March 26, 2011 By Anne Pryor
Funny thing, shoes. They’re the first thing that people look at and judge you on. You know it -what do you look at when you first meet people, are interviewing candidates for a job or when people are lined up in church to go to communion? Their shoes.
Thirty days ago my dear aunt Carol died suddenly and I, along with my two uncles and their lovely wives, planned Carol’s wake and funeral. I had never done this before so I didn’t know what to expect. We called a funeral home that had been recommended to us and one that Carol had done some educational programs with.
Carol was an expert in handling palliative care and end of life issues especially for cancer patients and their families. (This is an important step, to get the right funeral home, with a good reputation, space, kind people and people that the church likes to work with. Call the parish office to see which funeral home they suggest and like to work with, it makes the process much easier.)
We arrived at the funeral home and met our mortician, Brandon. Yep, I looked at Brandon’s shoes. Guess what. They were brown, worn, dirty and unpolished. I judged him quickly; unprofessional. I didn’t make a good first meaningful connection. A bit harsh, even for me, but, I’m a high J on the Myers Briggs scale. That means I move fast and I’m plan full and I’m very decisive. We had many things to do in a very short time, not to mention that we were in Salt Lake City, away from my home in Minneapolis, and we only had a few days to get many things done in preparation for Carol’s funeral.
I had assumed that we’d spend maybe an hour with Brandon at the funeral home. After all, I knew exactly what Carol wanted – to be cremated, a simple service and very elegant. Well three (yes 3) hours later we were still with Brandon. No matter what I tried I couldn’t get Brandon to speed up the process. He was methodical, well rehearsed and slow. I kept saying, “Okay, Brandon, that’s good, what’s next?” he kept saying, in the slowest most unemotional yet empathetic manner, “Next we’ll do this, Anne.”
I was so emotionally drained after our three and a half hour meeting that I didn’t want to go back the next day to proof the programs, prayer cards and DVD photo presentation. This time, I decided that I’d change my mental approach. I met Brandon where he was and slowed down to meet his style.

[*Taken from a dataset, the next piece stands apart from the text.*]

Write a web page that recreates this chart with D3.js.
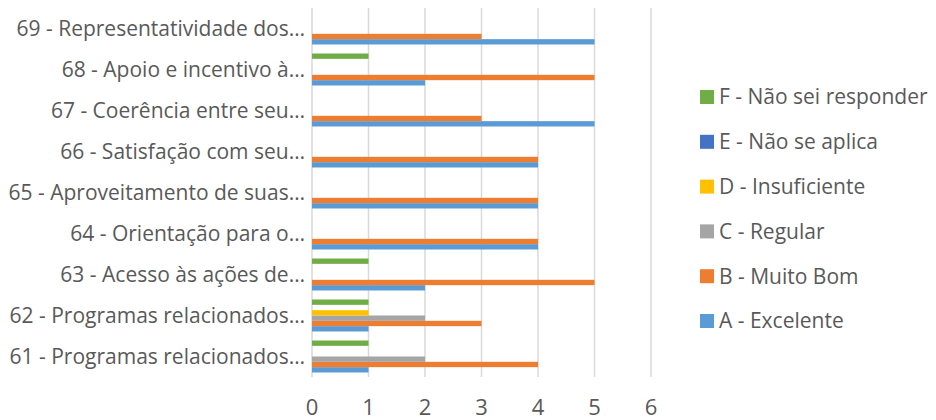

I had many rounds of changes to the programs – I’m a bit of a perfectionist when it comes to creative formats, especially for Carol. First, the fonts were too big, then they were too small, then spacing was off, then I wanted the prayer centered on the back… Well, each time I wanted to make a change Brandon’s response was, “I’m happy to do that, Anne, not a problem.”
After hearing his compassionate response more than five times I began to respect Brandon and to appreciate his deliberate and disciplined approach. He was successful at helping people in their time of loss. He was calm and patient. He didn’t judge me for wanting to make all of those changes. He really did understand the process and he had fine tuned it to meet the customer/families needs.

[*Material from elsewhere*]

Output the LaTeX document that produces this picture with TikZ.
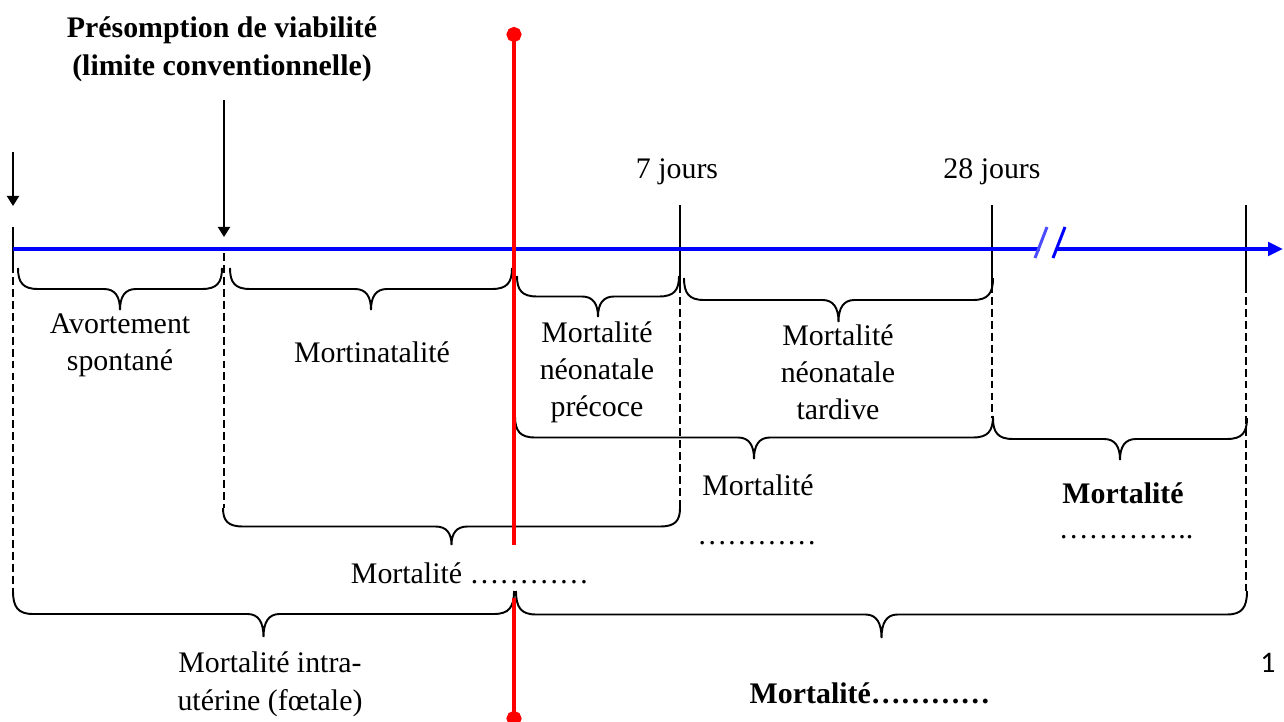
\documentclass[tikz,border=0pt]{standalone}
\usepackage{fontspec}
\setmainfont{Liberation Serif}
\newfontfamily\sanschiffre{Carlito}
\usetikzlibrary{arrows.meta,positioning}
\def\accolade[#1](#2:#3:#4:#5)#6% [options] (x gauche:x droite:y haut:profondeur) {nom de la pointe}
{ \draw[#1] (#2,#4) .. controls (#2,{#4+0.35*#5}) and ({#2+5},{#4+0.5*#5}) .. ({#2+20},{#4+0.5*#5})
  -- ({(#2+#3)/2-16},{#4+0.5*#5}) .. controls ({(#2+#3)/2-5},{#4+0.5*#5}) and ({(#2+#3)/2},{#4+0.68*#5}) .. ({(#2+#3)/2},{#4+#5}) coordinate (#6)
  .. controls ({(#2+#3)/2},{#4+0.68*#5}) and ({(#2+#3)/2+5},{#4+0.5*#5}) .. ({(#2+#3)/2+16},{#4+0.5*#5})
  -- ({#3-20},{#4+0.5*#5}) .. controls ({#3-5},{#4+0.5*#5}) and (#3,{#4+0.35*#5}) .. (#3,#4);}

\begin{document}
\begin{tikzpicture}[x=0.02cm,y=-0.02cm,line width=1.1pt,
  lbl/.style={align=center,inner sep=0pt,font=\fontsize{17}{21}\selectfont},
  grand/.style={lbl,font=\fontsize{17}{21.6}\selectfont},
  gras/.style={lbl,font=\fontsize{17}{21.6}\selectfont\bfseries},
  axe/.style={blue,line width=2.3pt},
  tic/.style={black,line width=1.1pt},
  pointille/.style={black,line width=1.5pt,dash pattern=on 4.5pt off 2.3pt},
  fleche/.style={-{Triangle[length=0.2cm,width=0.24cm]},line width=1.1pt},
  accol/.style={line width=1.1pt},
  naissance/.style={red,line width=2.8pt}]
\useasboundingbox (0,0) rectangle (1284,722);

% reperes sur l'axe
\coordinate (t0)  at (13,249);
\coordinate (tv)  at (224,249);
\coordinate (tn)  at (514,249);
\coordinate (t7)  at (680,249);
\coordinate (t28) at (992,249);
\coordinate (tf)  at (1246,249);

% pointilles
\draw[pointille] (13,265) -- (13,591);
\draw[pointille] (224,253) -- (224,508);
\draw[pointille] (680,285) -- (680,508);
\draw[pointille] (992,285) -- (992,418);
\draw[pointille] (1246,285) -- (1246,591);

% traits verticaux
\draw[tic] (13,227) -- (13,265);
\foreach \x in {680,992,1246}
  \draw[tic] (\x,205) -- (\x,285);

% axe du temps
\draw[axe] (t0) -- (1040,249);
\draw[axe,-{Triangle[length=0.3cm,width=0.27cm]}] (1057,249) -- (1283,249);
\draw[axe,blue!70,line width=1.7pt] (1035,258) -- (1047,227);
\draw[axe,line width=1.7pt] (1053,258) -- (1065,227);

% titres
\node[gras] (titre) at (222,49) {Présomption de viabilité\\(limite conventionnelle)};
\node[lbl] (l7) at (677,172) {7 jours};
\node[lbl] (l28) at (992,172) {28 jours};

% fleches
\coordinate (fl0) at (13,152);
\coordinate (fl0b) at (13,206);
\coordinate (flv) at (224,100);
\coordinate (flvb) at (224,237);
\draw[fleche] (fl0) -- (fl0b);
\draw[fleche] (flv) -- (flvb);

% accolades
\accolade[accol](18:222:268:42){b1}
\accolade[accol](230:512:268:42){b2}
\accolade[accol](517:679:276:41){b3}
\accolade[accol](684:993:278:44){b4}
\accolade[accol](515:993:416:43){b5}
\accolade[accol](993:1247:418:42){b6}
\accolade[accol](223:680:508:37){b7}
\accolade[accol](13:514:591:46){b8}
\accolade[accol](516:1247:591:47){b9}

% etiquettes
\node[lbl] (avort) at (120,345) {Avortement\\spontané};
\node[lbl] (mortinat) at (372,352) {Mortinatalité};
\node[lbl] (precoce) at (597,372) {Mortalité\\néonatale\\précoce};
\node[lbl] (tardive) at (838,372) {Mortalité\\néonatale\\tardive};
\node[lbl] (m5) at (758,485) {Mortalité};
\node[lbl] (d5) at (757,543) {…………};
\node[lbl,font=\fontsize{17}{21}\selectfont\bfseries] (m6) at (1123,493) {Mortalité};
\node[lbl] (d6) at (1126,537) {…………..};
\node[lbl] (m7) at (470,573) {Mortalité …………};
\node[grand] (m8) at (270,684) {Mortalité intra-\\utérine (fœtale)};
\node[gras] (m9) at (870,693) {Mortalité…………};
\node[inner sep=0pt,font=\sanschiffre\fontsize{17}{20}\selectfont] (page) at (1268,663) {1};

% naissance
\coordinate (n1) at (514,27);
\coordinate (n2) at (514,545);
\coordinate (n3) at (514,598);
\coordinate (n4) at (514,726);
\draw[naissance,{Circle[length=0.3cm]}-] (n1) -- (n2);
\draw[naissance,-{Circle[length=0.3cm]}] (n3) -- (n4);

\end{tikzpicture}
\end{document}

Everything went beautifully for Carol’s prayer service and funeral. I’m grateful to Brandon. We did make a meaningful connection. I told him so upon his return from a muddy cemetery. Hence the bad shoes.

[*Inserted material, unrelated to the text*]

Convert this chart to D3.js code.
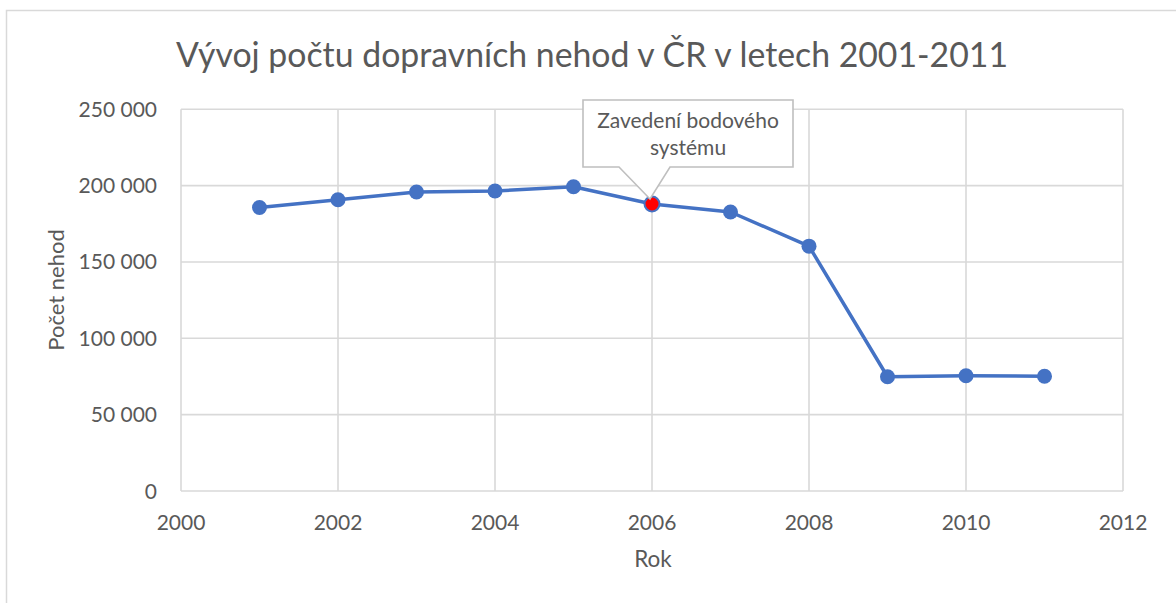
<!DOCTYPE html>
<html>
<head>
<meta charset="utf-8">
<script src="https://cdn.jsdelivr.net/npm/d3@7"></script>
<style>
  body { margin: 0; background: #fff; }
  text { font-family: Lato, "Open Sans", sans-serif; fill: #595959; }
</style>
</head>
<body>
<script>
// data
var years = [2001, 2002, 2003, 2004, 2005, 2006, 2007, 2008, 2009, 2010, 2011];
var accidents = [185664, 190718, 195851, 196484, 199262, 187965, 182736, 160376, 74815, 75522, 75137];
var xTicks = [2000, 2002, 2004, 2006, 2008, 2010, 2012];
var yTicks = [0, 50000, 100000, 150000, 200000, 250000];
var highlightYear = 2006;
var noteLines = ["Zavedení bodového", "systému"];

var width = 1176;
var height = 603;
var plotLeft = 181, plotRight = 1123, plotTop = 109.3, plotBottom = 491;

var svg = d3.select("body").append("svg")
  .attr("width", width)
  .attr("height", height);

// chart frame (only top and left edges visible)
svg.append("rect")
  .attr("x", 6.5).attr("y", 10.5)
  .attr("width", 1200).attr("height", 700)
  .attr("fill", "none")
  .attr("stroke", "#d9d9d9")
  .attr("stroke-width", 1.5);

var xScale = d3.scaleLinear().domain([2000, 2012]).range([plotLeft, plotRight]);
var yScale = d3.scaleLinear().domain([0, 250000]).range([plotBottom, plotTop]);

var fmt = function(d) { return d3.format(",")(d).replace(/,/g, " "); };

// gridlines
svg.append("g").selectAll("line")
  .data(yTicks).enter().append("line")
  .attr("x1", plotLeft).attr("x2", plotRight)
  .attr("y1", d => yScale(d)).attr("y2", d => yScale(d))
  .attr("stroke", "#d9d9d9").attr("stroke-width", 1.6);

svg.append("g").selectAll("line")
  .data(xTicks).enter().append("line")
  .attr("x1", d => xScale(d)).attr("x2", d => xScale(d))
  .attr("y1", plotTop).attr("y2", plotBottom)
  .attr("stroke", "#d9d9d9").attr("stroke-width", 1.6);

// y axis labels
svg.append("g").selectAll("text")
  .data(yTicks).enter().append("text")
  .attr("x", 157)
  .attr("y", d => yScale(d) + 7.5)
  .attr("text-anchor", "end")
  .style("font-size", "21px")
  .text(fmt);

// x axis labels
svg.append("g").selectAll("text")
  .data(xTicks).enter().append("text")
  .attr("x", d => xScale(d))
  .attr("y", 530)
  .attr("text-anchor", "middle")
  .style("font-size", "21px")
  .text(d => d);

// title
svg.append("text")
  .attr("x", 592)
  .attr("y", 67)
  .attr("text-anchor", "middle")
  .style("font-size", "33.8px")
  .text("Vývoj počtu dopravních nehod v ČR v letech 2001-2011");

// axis titles
svg.append("text")
  .attr("x", 653)
  .attr("y", 567)
  .attr("text-anchor", "middle")
  .style("font-size", "22.5px")
  .text("Rok");

svg.append("text")
  .attr("transform", "translate(64, 290) rotate(-90)")
  .attr("text-anchor", "middle")
  .style("font-size", "22px")
  .text("Počet nehod");

// line
var line = d3.line()
  .x((d, i) => xScale(years[i]))
  .y(d => yScale(d));

svg.append("path")
  .datum(accidents)
  .attr("d", line)
  .attr("fill", "none")
  .attr("stroke", "#4472C4")
  .attr("stroke-width", 3.5)
  .attr("stroke-linejoin", "round");

svg.append("g").selectAll("circle")
  .data(accidents).enter().append("circle")
  .attr("cx", (d, i) => xScale(years[i]))
  .attr("cy", d => yScale(d))
  .attr("r", 7.5)
  .attr("fill", (d, i) => years[i] == highlightYear ? "#ff0000" : "#4472C4")
  .attr("stroke", "#4472C4")
  .attr("stroke-width", (d, i) => years[i] == highlightYear ? 2 : 0);

// callout
var hi = years.indexOf(highlightYear);
var tipX = xScale(highlightYear) - 2;
var tipY = yScale(accidents[hi]) - 5;
var bx0 = 583, bx1 = 793, by0 = 100, by1 = 167;
svg.append("path")
  .attr("d", "M" + bx0 + "," + by0 + "H" + bx1 + "V" + by1 + "H670L" + tipX + "," + tipY + "L619," + by1 + "H" + bx0 + "Z")
  .attr("fill", "#fff")
  .attr("stroke", "#bfbfbf")
  .attr("stroke-width", 1.6);

svg.append("g").selectAll("text")
  .data(noteLines).enter().append("text")
  .attr("x", 688)
  .attr("y", (d, i) => 128 + i * 27)
  .attr("text-anchor", "middle")
  .style("font-size", "21px")
  .text(d => d);
</script>
</body>
</html>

March 13, 2011 By Anne Pryor
Two weeks ago I was called to UT for a family emergency. My dear Aunt Carol, more a sister, mother and best friend to me, had a blood clot that traveled to her heart. She just had hernia surgery and it was supposed to be an outpatient surgery – no complications, but, there were.
My aunt died on 2/28/11. She was only 67 and she had retired on January 6, 2011. She didn’t even get to collect her first 401K distribution. Carol was an amazing woman and I knew it. She started the first cancer wellness house, cancer preventative treatments, cancer support groups, innovative palliative care, end of life and ethics programs in UT. Her programs were models for the nation.
Carol was a pioneer and her colleagues, professional associates at St. Mark’s Hospital, where she served as a Clinical Nurse Specialist, held two touching memorial services for her. Hundreds of doctors, nurses and staff came to share their stories, cry buckets of tears and talk about how they would never manage without her. Carol asked the hard questions. She moved human beings from this life to the next and helped families left behind understand the whys.
I loved my dear aunt and my life is changed because of her. It’s time for all of us to live while we’re living. Carol used her best dishes every day and she shared them with others. She left a legacy of care and compassion like no other. She made meaningful connections that bridge this lifetime.
In her memory, I’d like to invite you to think about your legacy. I’ve attached a document titled What My Family Should Know.
Make sure that your memory and how you want your passing and things cared for is documented. This document will ensure that your survivors can easily and effortlessly carry out your wishes.